I’m fighting a lot lately.

I’m fighting my own exhaustion, all the time. And that’s a fight that I should lose – I should be letting myself rest more. But there’s just so much to do.

And, more sharply to this card, I’m fighting my stepson’s autism therapy team, in this ongoing year-long struggle to have my non-binary gender recognized and acknowledged in speech therapy sessions where pronoun drills are common. It is exhausting. It is overwhelming and discouraging and depressing.

I look at this card and wonder if there are ways to approach this issue that involve less fighting.

Not giving up, of course. Gender is not a binary and pretending that it is doesn’t actually do my kiddo any favours, because he knows that I’m genderqueer, and he knows other genderqueer people too.

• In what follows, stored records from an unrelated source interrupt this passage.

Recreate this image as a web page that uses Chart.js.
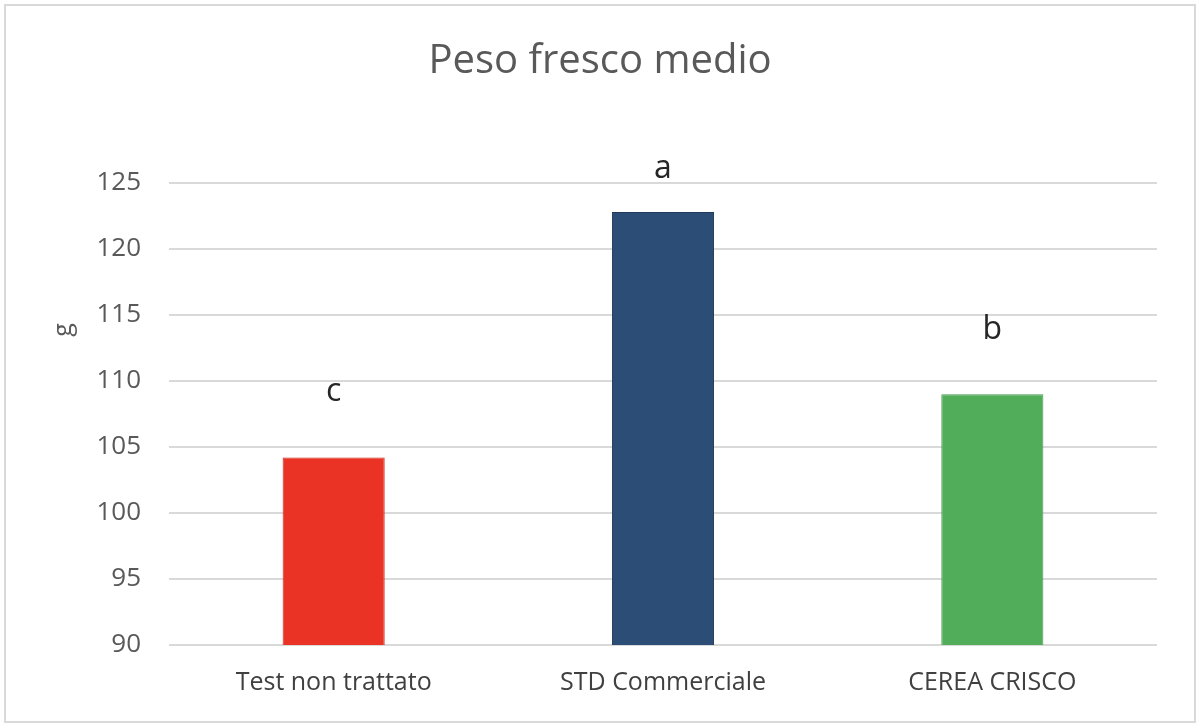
<!DOCTYPE html>
<html>
<head>
<meta charset="utf-8">
<script src="https://cdn.jsdelivr.net/npm/chart.js@4/dist/chart.umd.min.js"></script>
<style>
  html, body { margin: 0; padding: 0; background: #fff; }
  #wrap { width: 1200px; height: 727px; position: relative; }
</style>
</head>
<body>
<div id="wrap"><canvas id="myChart" width="1200" height="727"></canvas></div>
<script>
// values
const categories = ["Test non trattato", "STD Commerciale", "CEREA CRISCO"];
const pesoMedio = [104.2, 122.8, 109.0];
const letters = ["c", "a", "b"];
const letterLevels = [109.2, 126.1, 113.9]; // where the letters sit, in g
const barColors = ["#ea3324", "#2c4d76", "#52ad5b"];
const barBorders = ["#c92a1e", "#1f3a5d", "#47994f"];
const unitLabel = "g";

// light frame around the whole chart
const framePlugin = {
    id: 'frame',
    beforeDraw(chart) {
        const ctx = chart.ctx;
        ctx.save();
        ctx.fillStyle = '#ffffff';
        ctx.fillRect(0, 0, chart.width, chart.height);
        ctx.strokeStyle = '#d9d9d9';
        ctx.lineWidth = 2;
        ctx.strokeRect(5, 5, chart.width - 10, chart.height - 10);
        ctx.restore();
    }
};

// significance letters above the bars + the unit title (sits high, like Excel put it)
const lettersPlugin = {
    id: 'letters',
    afterDatasetsDraw(chart) {
        const ctx = chart.ctx;
        const meta = chart.getDatasetMeta(0);
        const yScale = chart.scales.y;
        ctx.save();
        ctx.font = '32px "Open Sans"';
        ctx.fillStyle = '#262626';
        ctx.textAlign = 'center';
        ctx.textBaseline = 'middle';
        meta.data.forEach(function(bar, i) {
            ctx.fillText(letters[i], bar.x, yScale.getPixelForValue(letterLevels[i]));
        });

        ctx.translate(yScale.left + 33, chart.chartArea.top + 147);
        ctx.rotate(-Math.PI / 2);
        ctx.font = '25px "Open Sans"';
        ctx.fillStyle = '#595959';
        ctx.fillText(unitLabel, 0, 0);
        ctx.restore();
    }
};

const ctx = document.getElementById('myChart').getContext('2d');
new Chart(ctx, {
    type: 'bar',
    data: {
        labels: categories,
        datasets: [{
            data: pesoMedio,
            backgroundColor: barColors,
            borderColor: barBorders,
            borderWidth: 1,
            borderSkipped: 'bottom',
            categoryPercentage: 1.0,
            barPercentage: 0.31
        }]
    },
    options: {
        responsive: false,
        animation: false,
        devicePixelRatio: 1,
        layout: { padding: { left: 31, right: 31, top: 0, bottom: 29 } },
        plugins: {
            legend: { display: false },
            tooltip: { enabled: false },
            title: {
                display: true,
                text: 'Peso fresco medio',
                color: '#595959',
                font: { family: '"Open Sans"', size: 40, weight: 'normal', lineHeight: 1.2 },
                padding: { top: 38, bottom: 97 }
            }
        },
        scales: {
            x: {
                grid: { display: false },
                border: { display: false },
                ticks: {
                    color: '#404040',
                    padding: 15,
                    font: { family: '"Open Sans"', size: 25, lineHeight: 1.2 }
                },
                afterFit(scale) { scale.height = 53; }
            },
            y: {
                min: 90,
                max: 125,
                border: { display: false },
                grid: { color: '#d9d9d9', lineWidth: 2, drawTicks: false },
                ticks: {
                    stepSize: 5,
                    color: '#595959',
                    padding: 28,
                    font: { family: '"Open Sans"', size: 26, lineHeight: 1.2 }
                },
                afterFit(scale) { scale.width = 138; }
            },
            // empty strip on the right so the plot ends where the reference does
            yRight: {
                position: 'right',
                display: true,
                grid: { display: false },
                border: { display: false },
                ticks: { display: false },
                afterFit(scale) { scale.width = 12; }
            }
        }
    },
    plugins: [framePlugin, lettersPlugin]
});
</script>
</body>
</html>
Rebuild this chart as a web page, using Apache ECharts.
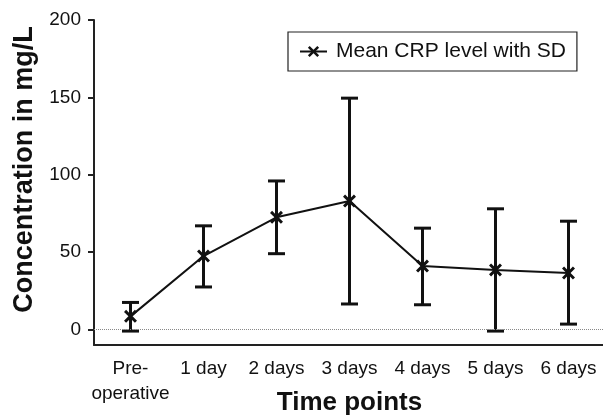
<!DOCTYPE html>
<html>
<head>
<meta charset="utf-8">
<script src="https://cdn.jsdelivr.net/npm/echarts@6/dist/echarts.min.js"></script>
<style>
html,body{margin:0;padding:0;background:#fff;}
#chart{width:603px;height:420px;}
</style>
</head>
<body>
<div id="chart"></div>
<script>
var categories = ['Pre-\noperative', '1 day', '2 days', '3 days', '4 days', '5 days', '6 days'];
var meanCRP = [8.5, 47.5, 72.5, 83, 41, 38.5, 36.5];
var upperSD = [17.5, 67, 96, 149.5, 65.5, 78, 70];
var lowerSD = [-1, 27.5, 49, 16.5, 16, -1, 3.5];
var yTicks = [0, 50, 100, 150, 200];

var errData = categories.map(function (c, i) { return [i, lowerSD[i], upperSD[i]]; });
var FONT = '"Liberation Sans", Arial, Helvetica, sans-serif';
var xSymbol = 'path://M0,1.6L1.6,0L5,3.4L8.4,0L10,1.6L6.6,5L10,8.4L8.4,10L5,6.6L1.6,10L0,8.4L3.4,5Z';

var chart = echarts.init(document.getElementById('chart'), null, {renderer: 'canvas'});
chart.setOption({
  animation: false,
  backgroundColor: '#fff',
  grid: {left: 94, top: 20, width: 511, bottom: 75, containLabel: false, outerBoundsMode: 'none'},
  legend: {
    left: 288, top: 32,
    padding: [9, 11, 9, 11],
    borderColor: '#222', borderWidth: 1.2,
    itemWidth: 27, itemHeight: 14,
    textStyle: {fontFamily: FONT, fontSize: 21, color: '#111', padding: [0, 0, 0, 4]},
    data: ['Mean CRP level with SD'],
    selectedMode: false
  },
  xAxis: {
    type: 'category',
    data: categories,
    boundaryGap: true,
    axisLine: {onZero: false, lineStyle: {color: '#222', width: 2}},
    axisTick: {alignWithLabel: true, length: 7, lineStyle: {color: '#222', width: 2}},
    axisLabel: {fontFamily: FONT, fontSize: 19, color: '#111', margin: 11, lineHeight: 25, interval: 0},
    name: 'Time points',
    nameLocation: 'middle',
    nameGap: 45,
    nameMoveOverlap: false,
    nameTextStyle: {fontFamily: FONT, fontSize: 26, fontWeight: 'bold', color: '#111'}
  },
  yAxis: {
    type: 'value',
    min: -10, max: 200,
    splitLine: {show: false},
    axisLine: {show: true, lineStyle: {color: '#222', width: 2}},
    axisTick: {show: true, length: 6, customValues: yTicks, lineStyle: {color: '#222', width: 2}},
    axisLabel: {fontFamily: FONT, fontSize: 19, color: '#111', margin: 13, customValues: yTicks},
    name: 'Concentration in mg/L',
    nameLocation: 'middle',
    nameGap: 56,
    nameMoveOverlap: false,
    nameTextStyle: {fontFamily: FONT, fontSize: 27, fontWeight: 'bold', color: '#111', padding: [0, 0, 0, 26]}
  },
  series: [
    {
      name: 'Mean CRP level with SD',
      type: 'line',
      data: meanCRP,
      symbol: xSymbol,
      symbolSize: 13,
      itemStyle: {color: '#111'},
      lineStyle: {color: '#111', width: 2},
      z: 3,
      markLine: {
        silent: true,
        symbol: 'none',
        label: {show: false},
        lineStyle: {color: '#888', type: 'dotted', width: 1},
        data: [{yAxis: 0}]
      }
    },
    {
      name: 'SD',
      type: 'custom',
      data: errData,
      z: 2,
      renderItem: function (params, api) {
        var x = api.value(0);
        var lo = api.coord([x, api.value(1)]);
        var hi = api.coord([x, api.value(2)]);
        var hw = 8.5;
        var st = {stroke: '#111', lineWidth: 3};
        return {
          type: 'group',
          children: [
            {type: 'line', shape: {x1: lo[0], y1: lo[1], x2: hi[0], y2: hi[1]}, style: st},
            {type: 'line', shape: {x1: hi[0] - hw, y1: hi[1], x2: hi[0] + hw, y2: hi[1]}, style: st},
            {type: 'line', shape: {x1: lo[0] - hw, y1: lo[1], x2: lo[0] + hw, y2: lo[1]}, style: st}
          ]
        };
      }
    }
  ]
});
</script>
</body>
</html>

But maybe I can find a way to move forward with a little less defensiveness and fear.

I don’t know.

The card feels right – that is how I feel right now. Like I’m clawing for every scrap of victory and I’m exhausted by the fight and I’m defensive and afraid and vulnerable and weakened.

I’m going to have to sit with that for a while and see how it feels, see if any new ways to move forward present themselves.

The question Beth presents – “at what cost?” – associated with this card feels relevant. I need to sit with that.

Interestingly, I just wrote yesterday about the difficulty and fear associated with making choices that turn away from an option in order to fully pursue other options. That feels relevant, too.